Temperature and Humidity
These plants are pretty drought- and heat-tolerant, and even cold-tolerant, but to get the best blooms, don’t let them dry out repeatedly. They prefer temperatures between 55 and 65 degrees Fahrenheit. Hardened-off plants can be brought outdoors in the spring months; most can tolerate a mild frost. At the other end of the spectrum, hot weather and dryness can be stressful to the plants. You can revive wilted foliage with a daily misting; just be careful not to mist in direct sun, as this can burn the leaves.
This plant is a heavy feeder that can be fed with a slow-release fertilizer and/or a diluted liquid fertilizer regularly. For example, you can start with an organic, slow-release fertilizer mixed into your potting medium, and then give the plant a diluted liquid every couple of weeks throughout the season. Feeding is particularly necessary near the end of the season to promote late blooms. Be careful not to over-fertilize—follow the directions on the label of the plant food closely. Leaves turning light green or yellowish is a sign that the plant needs fertilizer, or possibly more sun.
Varieties of Calibrachoa
There are 28 different species in the Calibrachoa genus, but those used for garden cultivation are generally complicated hybrids derived from crossing various species. There are dozens of varieties of Calibrachoa available in a vast array of colors, including:
- Calibrachoa 'Cabaret Hot Pink': produces loads of bright pink flowers on trailing stems up to 8 inches long
- C. 'Cabaret Purple Glow': grows 12 inches wide and trails to 8 inches
- C. 'Million Bells Terra Cotta': orange flowers streaked with red and gold on stems trailing to 8 inches
- C. 'MiniFamous Double Blue': double flowers of deep blue-purple on a trailing plant with 10-inch-long stems
- C. 'Superbells Pomegranate Punch': velvety-red flowers that get darker toward the center; grows 8 inches tall
- C. 'Kabloom': a series of hybrid plants that can be grown from seed; available in pink, white, red, yellow, and deep blue
Potting and Repotting Calibrachoa
Most million bells plants are badly root-bound when you buy them—so much so that there is very little soil left in the pot. This means that your margin of error for watering is very slim and there isn’t much nutrition for the plants to use. When you pot the plant, be sure to loosen the root ball and add a slow-release fertilizer into a general-purpose potting mix.

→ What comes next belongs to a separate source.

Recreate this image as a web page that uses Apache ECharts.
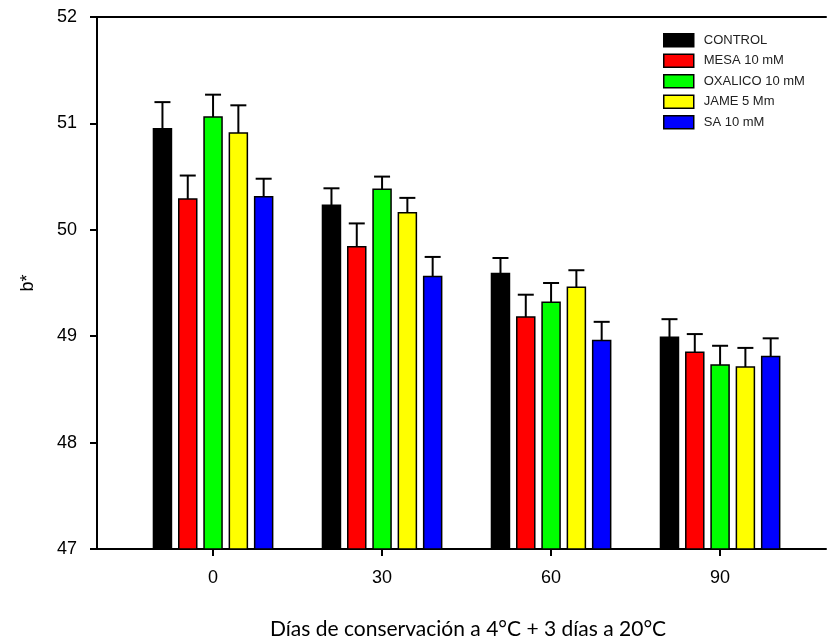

These are short-lived plants that don't require repotting.
Calibrachoa plants grown in gardens are hybrids that produce few seeds. And because many of the varieties are trademarked hybrids, vegetative propagation through cuttings is technically illegal. If you do attempt to propagate through cuttings, the process is as follows:
- Try to find a stem that has small buds but no flowers on it. Cut off the stem at least 6 inches from the tip, then remove any lower leaves.

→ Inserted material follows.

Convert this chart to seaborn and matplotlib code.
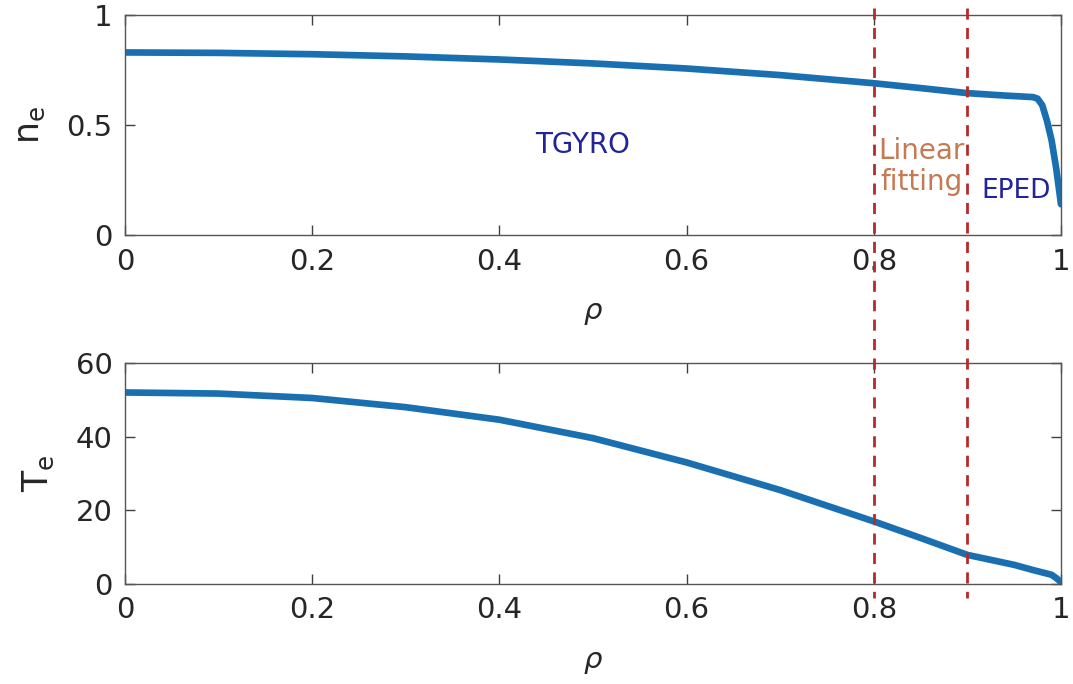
import numpy as np
import pandas as pd
import seaborn as sns
import matplotlib.pyplot as plt
from matplotlib.transforms import blended_transform_factory
from matplotlib.lines import Line2D

# electron density profile
rho_ne = [0.0, 0.1, 0.2, 0.3, 0.4, 0.5, 0.6, 0.7, 0.8, 0.85, 0.9, 0.94,
          0.97, 0.975, 0.98, 0.985, 0.99, 0.995, 1.0]
ne = [0.83, 0.828, 0.822, 0.812, 0.798, 0.78, 0.757, 0.727, 0.69, 0.668,
      0.645, 0.634, 0.627, 0.62, 0.59, 0.52, 0.43, 0.30, 0.14]

# electron temperature profile
rho_te = [0.0, 0.1, 0.2, 0.3, 0.4, 0.5, 0.6, 0.7, 0.8, 0.85, 0.9, 0.95,
          0.97, 0.99, 0.995, 1.0]
te = [52.0, 51.7, 50.5, 48.0, 44.6, 39.6, 33.0, 25.5, 17.0, 12.5, 7.9,
      5.2, 3.8, 2.5, 1.6, 0.5]

boundaries = [0.8, 0.9]

sns.set_style("ticks")
plt.rcParams["font.family"] = ["DejaVu Sans"]

fig = plt.figure(figsize=(10.73, 6.84), dpi=100)
ax1 = fig.add_axes([0.1165, 0.6564, 0.8723, 0.3216])
ax2 = fig.add_axes([0.1165, 0.1462, 0.8723, 0.3231])

line_color = "#1a6fb0"
df_ne = pd.DataFrame({"rho": rho_ne, "ne": ne})
df_te = pd.DataFrame({"rho": rho_te, "te": te})

sns.lineplot(data=df_ne, x="rho", y="ne", ax=ax1, color=line_color,
             linewidth=4.8, sort=False)
sns.lineplot(data=df_te, x="rho", y="te", ax=ax2, color=line_color,
             linewidth=4.8, sort=False)

ax1.set_xlim(0, 1)
ax1.set_ylim(0, 1)
ax1.set_yticks([0, 0.5, 1])
ax1.set_yticklabels(["0", "0.5", "1"])
ax2.set_xlim(0, 1)
ax2.set_ylim(0, 60)
ax2.set_yticks([0, 20, 40, 60])

for ax in (ax1, ax2):
    ax.set_xticks([0, 0.2, 0.4, 0.6, 0.8, 1.0])
    ax.set_xticklabels(["0", "0.2", "0.4", "0.6", "0.8", "1"])
    ax.tick_params(direction="in", length=7, width=1, top=True, right=True,
                   labelsize=21, colors="#404040", labelcolor="#262626",
                   pad=9)
    for s in ax.spines.values():
        s.set_color("#555555")
        s.set_linewidth(1.0)
    ax.set_xlabel(r"$\rho$", fontsize=21, color="#262626", labelpad=17)

ax1.set_ylabel(r"n$_{\rm e}$", fontsize=25, color="#262626", labelpad=14)
ax2.set_ylabel(r"T$_{\rm e}$", fontsize=25, color="#262626", labelpad=14)

ax1.text(0.489, 0.41, "TGYRO", color="#23239a", fontsize=20,
         ha="center", va="center")
ax1.text(0.851, 0.31, "Linear\nfitting", color="#c47a52", fontsize=20,
         ha="center", va="center", linespacing=1.15)
ax1.text(0.952, 0.2, "EPED", color="#23239a", fontsize=19,
         ha="center", va="center")

trans = blended_transform_factory(ax1.transData, fig.transFigure)
for b in boundaries:
    fig.add_artist(Line2D([b, b], [1 - 8 / 684, 1 - 598 / 684],
                          transform=trans, color="#b52a2a",
                          linestyle=(0, (4, 3)), linewidth=2))

fig.savefig("out.png", dpi=100)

- Place your cuttings in an equal mix of half potting soil and half peat moss. Water well.
- Set the pot under bright light, and keep the cuttings moist and warm (about 70 degrees Fahrenheit). Roots should begin to develop within a couple of weeks.
Root rot or mold infection can set in if these plants are overwatered. (Plants that wilt after watering may be suffering from root rot.) Calibrachoa plants are also susceptible to spider mites and aphids. Prevention in the form of good air circulation, proper water management, and good soil porosity is the best defense. It can also help to wait a while to plant, putting them in the ground around the same time you'd plant tomatoes; planting early can lead to aphid problems.
Deer don't seem very interested in Calibrachoa plants, although they are not classified as deer-resistant.